The approximation is most trustworthy when:

  • the percentage rate is a straightforward adder or surcharge
  • the affected charges are ordinary energy charges
  • the intended percentage base lines up well with the selected charge classes

It is less trustworthy when the percentage is really meant to apply to a bill subtotal with exclusions, ordering rules, caps, floors, taxes, or other bill-level logic.

Debug output

For troubleshooting, the converter saves fetched Arcadia data under outputs/arcadia_library/ by default.

This includes:

  • tariff data
  • variable lookup data
  • prompted property values

This folder is useful when checking why a tariff converted a certain way or why the converter stopped on a particular feature.

Warnings and skipped items

Some Arcadia features are not converted exactly, but also do not stop the whole conversion.

Current examples:

  • inaccessible rider tariffs that Arcadia returns as unauthorized
  • time-of-use calendars attached through calendar_id

When this happens, the converter records a warning for the conversion run.

  • inaccessible riders are skipped rather than retried forever
  • TOU calendar ids are ignored, and the converter falls back to the ordinary TOU period definitions

These warnings are meant to make the approximation visible without turning every such case into a hard failure.

Partial conversions

The current interactive flow may allow you to continue after one part of the conversion fails.
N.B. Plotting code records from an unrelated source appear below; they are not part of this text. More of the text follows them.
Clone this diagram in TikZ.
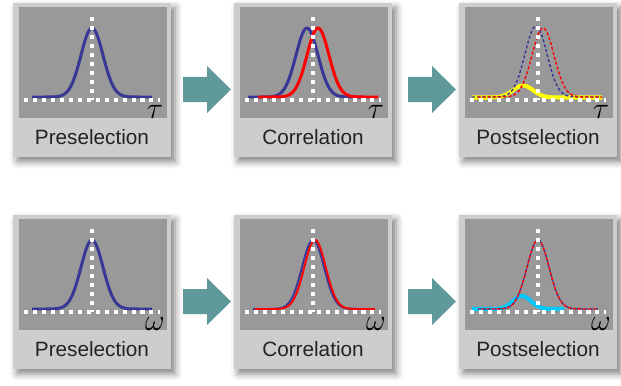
\documentclass[tikz,border=0pt]{standalone}
\usepackage{fontspec}
\setmainfont{Liberation Sans}
\usepackage{tikz}
\usetikzlibrary{shadows.blur}
\definecolor{panelGray}{RGB}{205,205,205}
\definecolor{plotGray}{RGB}{153,153,153}
\definecolor{pulseBlue}{RGB}{55,55,150}
\definecolor{pulseRed}{RGB}{255,0,0}
\definecolor{postYellow}{RGB}{255,255,0}
\definecolor{postCyan}{RGB}{0,200,250}
\definecolor{arrowTeal}{RGB}{96,153,153}
\definecolor{labelGray}{RGB}{35,35,35}

% panel: #1,#2 = where the two axes cross, #3 = name, #4 = caption, #5 = axis symbol
\newcommand{\panelbox}[5]{%
  \begin{scope}[shift={(#1,#2)}]
    \fill[panelGray,blur shadow={shadow xshift=2.4pt,shadow yshift=-2.6pt,shadow blur radius=4pt,shadow opacity=50}]
      (-79,-97) rectangle (79,57);
    \fill[plotGray] (-73,-93) rectangle (75,18);
    \node[lbl] (#3) at (0,37) {#4};
    \node[axlbl] (#3-ax) at (63,12) {$#5$};
  \end{scope}}
\newcommand{\panelaxes}[2]{%
  \begin{scope}[shift={(#1,#2)}]
    \draw[axisdots] (-68,0) -- (68,0);
    \draw[axisdots] (0,-83) -- (0,0);
  \end{scope}}

\begin{document}
\begin{tikzpicture}[x=0.02cm,y=-0.02cm,
  lbl/.style={font=\fontsize{11.8}{14}\selectfont,text=labelGray},
  axlbl/.style={font=\fontsize{16}{17}\selectfont,text=black},
  axisdots/.style={white,line width=2.3pt,dash pattern=on 2.3pt off 2.8pt},
  pulse/.style={line width=1.7pt,line join=round},
  slimpulse/.style={line width=1.1pt,line join=round},
  ghost/.style={line width=0.8pt,dash pattern=on 1.7pt off 1.2pt},
  bump/.style={line width=2.3pt,line join=round}]
  \useasboundingbox (0,0) rectangle (621,385);

  % block arrows
  \foreach \ax/\ay in {183/89.5,408/89.5,183/301.5,408/301.5}
    \fill[arrowTeal] (\ax,\ay-12.5) -- (\ax+24,\ay-12.5) -- (\ax+24,\ay-23.5) -- (\ax+48,\ay)
      -- (\ax+24,\ay+23.5) -- (\ax+24,\ay+12.5) -- (\ax,\ay+12.5) -- cycle;

  % top row (tau)
  \panelbox{92}{100}{preT}{Preselection}{\tau}
  \begin{scope}[shift={(92,100)}]
    \draw[pulse,pulseBlue] plot[domain=-60:60,samples=90] (\x,{-3-69*exp(-((\x)*(\x))/242)});
  \end{scope}
  \panelaxes{92}{100}

  \panelbox{313}{100}{corT}{Correlation}{\tau}
  \begin{scope}[shift={(313,100)}]
    \draw[pulse,pulseBlue] plot[domain=-65:50,samples=90] (\x,{-3-69*exp(-((\x+6)*(\x+6))/242)});
    \draw[pulse,pulseRed] plot[domain=-55:65,samples=90] (\x,{-3-69*exp(-((\x-5)*(\x-5))/242)});
  \end{scope}
  \panelaxes{313}{100}

  \panelbox{538}{100}{postT}{Postselection}{\tau}
  \begin{scope}[shift={(538,100)}]
    \draw[bump,postYellow] plot[domain=-66:64,samples=90] (\x,{-2.5-12*exp(-((\x+15)*(\x+15))/200)});
    \draw[ghost,pulseBlue] plot[domain=-66:62,samples=90] (\x,{-3-71*exp(-((\x+2)*(\x+2))/242)});
    \draw[ghost,pulseRed] plot[domain=-60:64,samples=90] (\x,{-3-69*exp(-((\x-5)*(\x-5))/242)});
  \end{scope}
  \panelaxes{538}{100}

  % bottom row (omega)
  \panelbox{92}{312}{preB}{Preselection}{\omega}
  \begin{scope}[shift={(92,312)}]
    \draw[pulse,pulseBlue] plot[domain=-60:60,samples=90] (\x,{-3-69*exp(-((\x)*(\x))/242)});
  \end{scope}
  \panelaxes{92}{312}

  \panelbox{313}{312}{corB}{Correlation}{\omega}
  \begin{scope}[shift={(313,312)}]
    \draw[slimpulse,pulseBlue] plot[domain=-60:60,samples=90] (\x,{-3-69*exp(-((\x)*(\x))/242)});
    \draw[slimpulse,pulseRed] plot[domain=-58:62,samples=90] (\x,{-3-69*exp(-((\x-2)*(\x-2))/230)});
  \end{scope}
  \panelaxes{313}{312}

  \panelbox{538}{312}{postB}{Postselection}{\omega}
  \begin{scope}[shift={(538,312)}]
    \draw[bump,postCyan] plot[domain=-66:26,samples=80] (\x,{-3-13*exp(-((\x+16)*(\x+16))/162)});
    \draw[ghost,pulseBlue] plot[domain=-60:60,samples=90] (\x,{-3-69*exp(-((\x)*(\x))/242)});
    \draw[ghost,pulseRed,dash phase=1pt] plot[domain=-60:60,samples=90] (\x,{-3-69*exp(-((\x)*(\x))/242)});
  \end{scope}
  \panelaxes{538}{312}
\end{tikzpicture}
\end{document}
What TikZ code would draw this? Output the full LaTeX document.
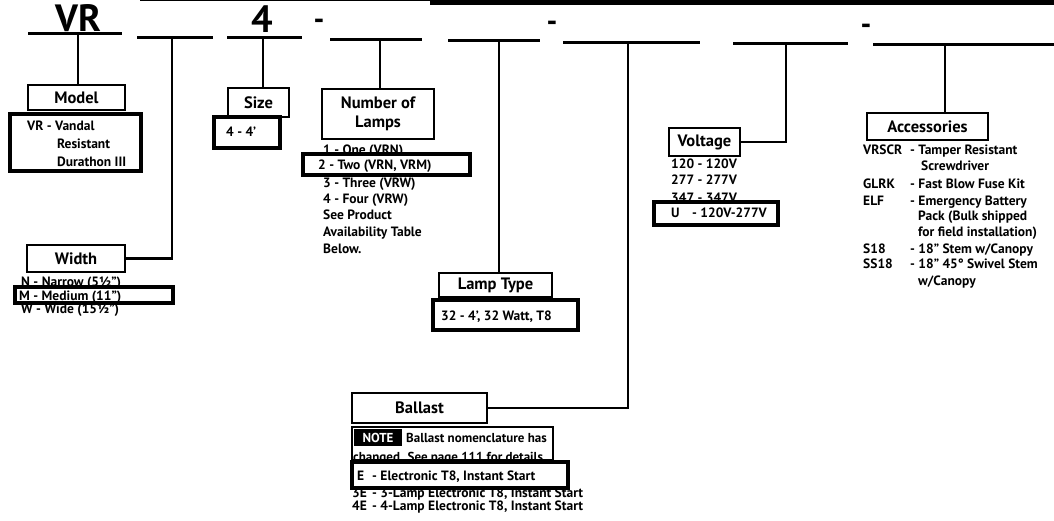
\documentclass[tikz,border=0pt]{standalone}
\usepackage{fontspec}
\setmainfont{PT Sans}
\begin{document}
\begin{tikzpicture}[x=1pt,y=-1pt,
  lbl/.style={draw=black, line width=1.4pt, fill=white, inner sep=0pt, font=\bfseries\fontsize{16.5}{18.5}\selectfont, align=center},
  valbox/.style={draw=black, line width=3.6pt, fill=white, inner sep=0pt},
  txt/.style={anchor=base west, inner sep=0pt, font=\bfseries\fontsize{13.5}{15}\selectfont},
  big/.style={anchor=base, inner sep=0pt, font=\bfseries\fontsize{38}{40}\selectfont},
  hy/.style={inner sep=0pt, font=\bfseries\fontsize{30}{30}\selectfont},
  seg/.style={line width=3pt},
  conn/.style={line width=2.2pt},
]
\useasboundingbox (0,0) rectangle (1054,521);
\fill[white] (0,0) rectangle (1054,521);
% scan band at the top
\fill[black] (140,0) rectangle (430,1.5);
\fill[black] (430,0) rectangle (1054,5);

% header
\node[big] (hVR) at (78,32) {VR};
\node[big] (h4) at (262,33) {4};
\node[hy] (hy1) at (319,24) {-};
\node[hy] (hy2) at (552,26) {-};
\node[hy] (hy3) at (866,29) {-};

\draw[seg] (28,34) -- (122,34);
\draw[seg] (137,38) -- (213,38);
\draw[seg] (227,38) -- (302,38);
\draw[seg] (330,40) -- (422,40);
\draw[seg] (448,41) -- (540,41);
\draw[seg] (563,43) -- (700,43);
\draw[seg] (733,44) -- (848,44);
\draw[seg] (873,45) -- (1054,45);

\coordinate (dModel) at (78,34);
\coordinate (dWidth) at (172,38);
\coordinate (dSize) at (263,38);
\coordinate (dLamps) at (380,40);
\coordinate (dType) at (499,41);
\coordinate (dBallast) at (628,43);
\coordinate (dVolt) at (786,44);
\coordinate (dAcc) at (945,45);

% label boxes
\node[lbl, minimum width=97pt, minimum height=25pt] (model) at (76.5,97.5) {Model};
\node[lbl, minimum width=61pt, minimum height=29pt] (size) at (258.5,102.5) {Size};
\node[lbl, minimum width=112pt, minimum height=50pt] (lamps) at (378,114) {Number of\\Lamps};
\node[lbl, minimum width=98pt, minimum height=27pt] (width) at (76,258.5) {Width};
\node[lbl, minimum width=113pt, minimum height=24pt] (ltype) at (495.5,285) {Lamp Type};
\node[lbl, minimum width=71pt, minimum height=28pt] (volt) at (704.5,142) {Voltage};
\node[lbl, minimum width=121pt, minimum height=27pt] (acc) at (927.5,126.5) {Accessories};
\node[lbl, minimum width=135pt, minimum height=30pt] (ballast) at (419.5,408) {Ballast};

% connectors
\draw[conn] (dModel) -- (dModel |- model.north);
\draw[conn] (dSize) -- (dSize |- size.north);
\draw[conn] (dLamps) -- (dLamps |- lamps.north);
\draw[conn] (dType) -- (dType |- ltype.north);
\draw[conn] (dAcc) -- (dAcc |- acc.north);
\draw[conn] (dWidth) |- (width.east);
\draw[conn] (dVolt) |- (volt.east);
\draw[conn] (dBallast) |- (ballast.east);

% Model
\node[valbox, minimum width=131pt, minimum height=57pt] (modelv) at (75.5,142.5) {};
\node[txt] (m1) at (27,131) {VR - Vandal};
\node[txt] (m2) at (57,149) {Resistant};
\node[txt] (m3) at (57,167) {Durathon III};

% Size
\node[valbox, minimum width=66pt, minimum height=31pt] (sizev) at (247,132.5) {};
\node[txt] (s1) at (226,137) {4 - 4'};

% Number of lamps
\node[txt] (l1) at (323,155) {1 - One (VRN)};
\node[txt] (l3) at (323,188) {3 - Three (VRW)};
\node[txt] (l4) at (323,204) {4 - Four (VRW)};
\node[txt] (l5) at (323,220) {See Product};
\node[txt] (l6) at (323,237) {Availability Table};
\node[txt] (l7) at (323,254) {Below.};
\node[valbox, minimum width=167pt, minimum height=21pt] (lampsv) at (386.5,164.5) {};
\node[txt] (l2) at (318,170) {2 - Two (VRN, VRM)};

% Width
\node[txt] (w1) at (21,286.5) {N - Narrow (5½")};
\node[txt] (w3) at (21,313) {W - Wide (15½")};
\node[valbox, minimum width=158pt, minimum height=16pt] (widthv) at (94,295) {};
\node[txt] (w2) at (19,300) {M - Medium (11")};

% Lamp type
\node[valbox, minimum width=145pt, minimum height=30pt] (ltypev) at (505.5,315) {};
\node[txt] (t1) at (441,320) {32 - 4', 32 Watt, T8};

% Voltage
\node[txt] (v1) at (671,169) {120 - 120V};
\node[txt] (v2) at (671,185) {277 - 277V};
\node[txt] (v3) at (671,203) {347 - 347V};
\node[valbox, minimum width=124pt, minimum height=23pt] (voltv) at (716,213.5) {};
\node[txt] (v4a) at (671,218) {U};
\node[txt] (v4b) at (692,218) {- 120V-277V};

% Accessories
\node[txt] (a1k) at (863,155) {VRSCR};
\node[txt] (a1d) at (910,155) {- Tamper Resistant};
\node[txt] (a1e) at (921,171) {Screwdriver};
\node[txt] (a2k) at (863,189) {GLRK};
\node[txt] (a2d) at (910,189) {- Fast Blow Fuse Kit};
\node[txt] (a3k) at (863,206) {ELF};
\node[txt] (a3d) at (910,206) {- Emergency Battery};
\node[txt] (a3e) at (918,221) {Pack (Bulk shipped};
\node[txt] (a3f) at (918,237) {for field installation)};
\node[txt] (a4k) at (863,254) {S18};
\node[txt] (a4d) at (910,254) {- 18" Stem w/Canopy};
\node[txt] (a5k) at (863,269) {SS18};
\node[txt] (a5d) at (910,269) {- 18" 45° Swivel Stem};
\node[txt] (a5e) at (918,285) {w/Canopy};

% Ballast
\node[draw=black, line width=1.3pt, fill=white, minimum width=201pt, minimum height=33pt, inner sep=0pt] (notebox) at (452.5,443.5) {};
\node[fill=black, text=white, font=\bfseries\fontsize{13}{14}\selectfont, minimum width=48pt, minimum height=17pt, inner sep=0pt] (notetag) at (378,437.5) {NOTE};
\node[txt, font=\bfseries\fontsize{13}{14}\selectfont] (n1) at (406,442) {Ballast nomenclature has};
\node[txt, font=\bfseries\fontsize{13}{14}\selectfont] (n2) at (353,461) {changed. See page 111 for details};
\node[txt] (b3k) at (352,497) {3E};
\node[txt] (b3d) at (372,497) {- 3-Lamp Electronic T8, Instant Start};
\node[txt] (b4k) at (352,510) {4E};
\node[txt] (b4d) at (372,510) {- 4-Lamp Electronic T8, Instant Start};
\node[valbox, minimum width=216pt, minimum height=26pt] (ballastv) at (460,475) {};
\node[txt] (b1k) at (357,480) {E};
\node[txt] (b1d) at (372,480) {- Electronic T8, Instant Start};
\end{tikzpicture}
\end{document}
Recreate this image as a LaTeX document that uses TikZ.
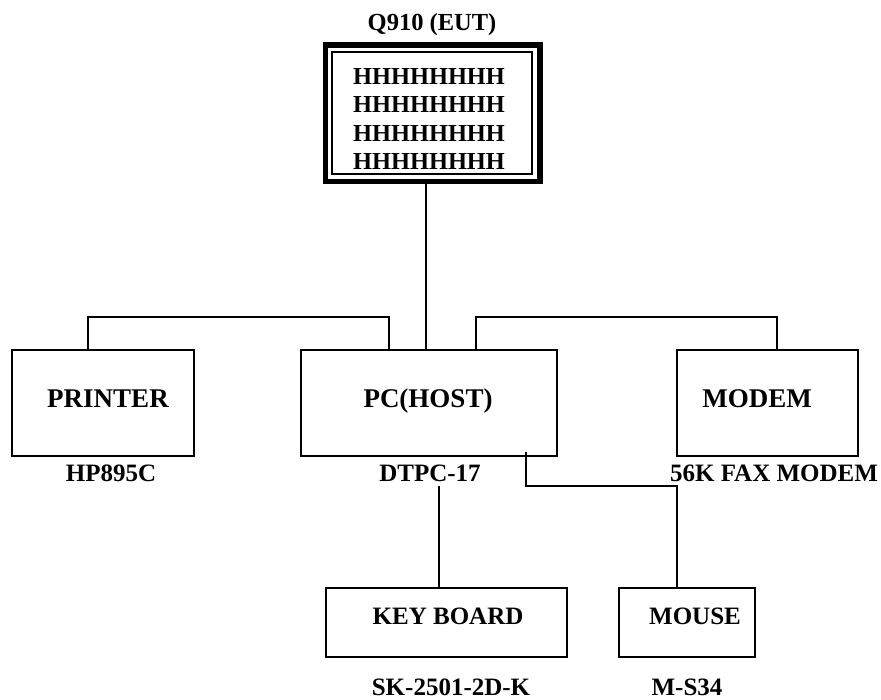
\documentclass[tikz,border=0pt]{standalone}
\usepackage{fontspec}
\setmainfont{Liberation Serif}

\tikzset{
    box/.style={draw, line width=1.8pt, inner sep=0pt},
    boxtext/.style={font=\bfseries\fontsize{27}{30}\selectfont, inner sep=0pt, text height=17.9pt, text depth=0pt},
    smalltext/.style={boxtext, font=\bfseries\fontsize{25}{28}\selectfont, text height=16.5pt},
    tag/.style={smalltext},
    wire/.style={line width=1.8pt},
}

\begin{document}
\begin{tikzpicture}[x=1pt, y=-1pt]
    \useasboundingbox (0,0) rectangle (881,700);

    % equipment under test
    \node[box, line width=5.5pt, minimum width=214.5pt, minimum height=136.5pt] (eut) at (432.75,113.25) {};
    \node[box, minimum width=200pt, minimum height=122pt] (eutin) at (432,113) {};
    \node[tag, font=\bfseries\fontsize{24.5}{28}\selectfont, text height=16.2pt] (eutname) at (432,22) {Q910 (EUT)};
    \node[font=\bfseries\fontsize{24.4}{28.6}\selectfont, align=center, inner sep=0pt] (eutscreen) at (429,119)
        {HHHHHHHH\\HHHHHHHH\\HHHHHHHH\\HHHHHHHH};

    % peripherals
    \node[box, minimum width=182pt, minimum height=106pt, label={[boxtext, xshift=5pt, yshift=4.5pt]center:PRINTER}] (printer) at (103,403) {};
    \node[box, minimum width=256pt, minimum height=106pt, label={[boxtext, xshift=-1pt, yshift=4pt]center:PC(HOST)}] (pc) at (429,403) {};
    \node[box, minimum width=181pt, minimum height=106pt, label={[boxtext, xshift=-10.5pt, yshift=4.5pt]center:MODEM}] (modem) at (767.5,403) {};
    \node[box, minimum width=241pt, minimum height=69pt, label={[smalltext, xshift=1.5pt, yshift=6.5pt]center:KEY BOARD}] (keyboard) at (446.5,622.5) {};
    \node[box, minimum width=136pt, minimum height=69pt, label={[smalltext, xshift=8pt, yshift=6.5pt]center:MOUSE}] (mouse) at (687,622.5) {};

    % model numbers
    \node[tag] (printermodel) at (111,473) {HP895C};
    \node[tag] (pcmodel) at (430,473) {DTPC-17};
    \node[tag] (modemmodel) at (774,473) {56K FAX MODEM};
    \node[tag] (keyboardmodel) at (451,687.5) {SK-2501-2D-K};
    \node[tag] (mousemodel) at (687,687.5) {M-S34};

    % cables
    \draw[wire] ([xshift=-3pt]pc.north) -- ([xshift=-3pt]pc.north |- eut.south);
    \draw[wire] ([xshift=-15pt]printer.north) -- ++(0,-32) -| ([xshift=-40pt]pc.north);
    \draw[wire] ([xshift=47pt]pc.north) -- ++(0,-32) -| ([xshift=9.5pt]modem.north);
    \draw[wire] ([xshift=-7.5pt]keyboard.north) -- ++(0,-101);
    \draw[wire] ([xshift=97pt, yshift=5pt]pc.south) -- ++(0,34) -| ([xshift=-10pt]mouse.north);
%    \draw[wire] (pcmodel.south) -- (keyboard.north);
\end{tikzpicture}
\end{document}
That is useful while developing or investigating difficult tariffs, but it also means you can end up with a partial URDB record if you explicitly choose to continue. For normal usage, treat a clean conversion with no skipped sections as the reliable result.

When to trust the output

You should have the most confidence in the output when the tariff:

  • is an electricity tariff
  • uses standard consumption-based charges
  • has ordinary seasonal or time-of-use structure
  • has a simple fixed customer charge
  • does not rely on advanced Arcadia-only features

If the tariff uses more advanced logic, the safer expectation is that the converter may stop and require additional support to be implemented first.